Use the framework to build and execute a Web Agent according to your objective:

from lavague.core import  WorldModel, ActionEngine
from lavague.core.agents import WebAgent
from lavague.drivers.selenium import SeleniumDriver

selenium_driver = SeleniumDriver(headless=False)
world_model = WorldModel()
action_engine = ActionEngine(selenium_driver)
agent = WebAgent(world_model, action_engine)
agent.get("https://huggingface.co/docs")
agent.run("Go on the quicktour of PEFT")

# Launch Gradio Agent Demo
agent.demo("Go on the quicktour of PEFT")

For a detailed example or to see how to use LaVague further, check out the quick tour.

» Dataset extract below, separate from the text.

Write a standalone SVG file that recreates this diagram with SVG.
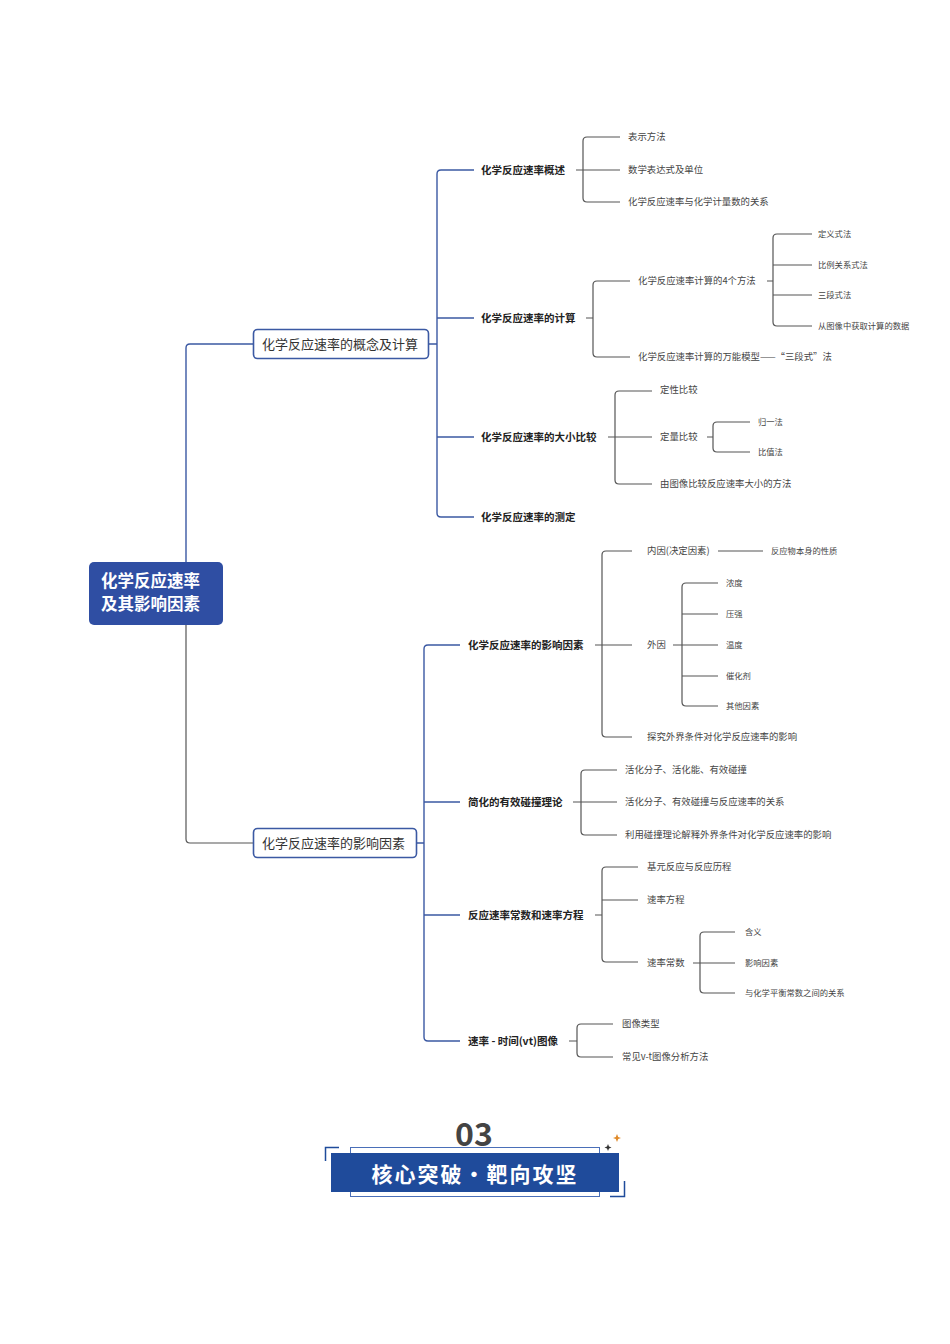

Note: These examples use OpenAI's API by default, requiring an OPENAI_API_KEY in your local environment for functionality.

Key Features

LaVague boasts a variety of features to enhance user experience and functionality:

Built-in Contexts: Pre-defined configurations
Customizable Configuration: Tailor-testing based on specific needs
Test Runner: For testing and evaluating LaVague's performance
Token Counter: Estimates token usage and related costs
Logging Tools: Provides transparency during operation
Gradio Interface: An optional, interactive UI
Debugging Tools: For efficient troubleshooting
Chrome Extension: An additional usability feature

Supported Drivers

LaVague supports various driver options to cater to diverse needs:

Selenium Webdriver
Playwright Webdriver
Chrome Extension Driver

Not all drivers support all functionalities. Here’s a quick comparison:

Feature	Selenium	Playwright	Chrome Extension
Headless agents	✅	⏳	N/A
Handle iframes	✅	✅	❌
Open several tabs	✅	⏳	✅
Highlight elements	✅	✅	✅

Support and Community

To assist users and developers, LaVague provides several support channels:

A troubleshooting guide for resolving common problems
A platform to raise issues on GitHub
A support channel on the Discord server

Contribution Opportunities

LaVague welcomes contributions from the community to help build a more robust framework. The outlined contribution process ensures clarity and collaboration:

Tasks are posted as GitHub issues.
Interested contributors can comment on an issue to express interest.
Tasks are assigned with a community assigned label.
Submit completed work through a Pull Request (PR).
The contributions are reviewed and merged, or feedback is provided.

More details are available in the contributing guide.

Project Roadmap and Costs

LaVague's development and progress can be tracked through its project backlog.

Cost Considerations

Running an agent using LaVague involves costs based on:

The specific LLM models used (default is OpenAI's GPT-4)
The complexity of objectives
The particular websites interacted with

Further cost details are provided in dedicated documentation on token usage and cost.